First thing to do before anything mechanical: enable spread-spectrum clocking on the STM32F405 PLL in CubeMX. The F4 supports centre-spread on the main PLL output, which spreads the energy in the 168 MHz harmonic across a wider bandwidth and can reduce the peak by 6–10 dB on its own, sometimes enough to bring a marginal failure under the limit. It's a firmware change, costs nothing, and takes five minutes to test.
If spread-spectrum isn't enough, the diagnostic step is a near-field H-field loop probe near the MCU versus near the crystal and versus near the SMPS section. The probe that makes the 196 MHz peak jump most when brought close identifies the dominant radiating structure. Common culprits: a long trace running from the MCU that acts as an antenna at λ/4 near 196 MHz (about 36 cm in FR4), or the crystal circuit itself if it's not guarded.
Practical layout fixes in rough priority order:
- Guard the crystal with a ground pour stitched to L2, and keep crystal traces short and away from anything that leaves the PCB.
- Add a ferrite bead on the 3.3V line between the power plane and the MCU's digital VDD pins — this prevents switching current from propagating onto the power distribution as a secondary antenna.
- Check for floating copper: any copper fill on signal layers not stitched to ground will pick up clock noise capacitively and re-radiate it.

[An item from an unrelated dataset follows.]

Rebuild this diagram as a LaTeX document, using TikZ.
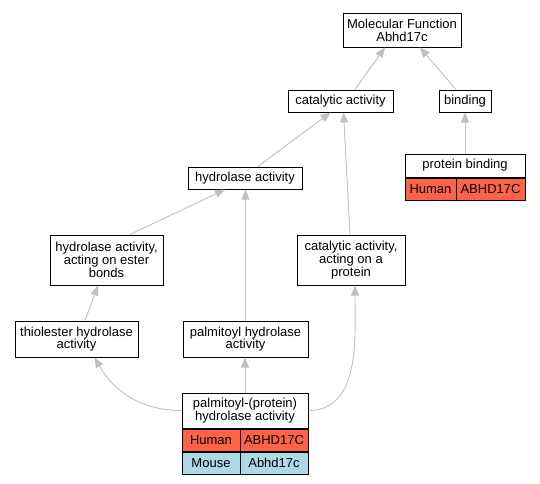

The spread-spectrum option wasn't enabled — I didn't even know it existed in CubeMX. Just enabled it and the peak dropped from +6 dB over limit to +1 dB. Still failing but much closer. Going to try the ferrite bead on VDD next and add the crystal guard ring.
That 5 dB improvement from spread-spectrum alone is about typical. To get the last dB or two you'll likely need the guard ring and possibly a look at whether any cables attached to the board are resonant near 200 MHz — a 37 cm pigtail is a quarter-wave at 196 MHz. Common-mode ferrite clamps on I/O cables are the last-resort fix but they work well if cable emission is the dominant path.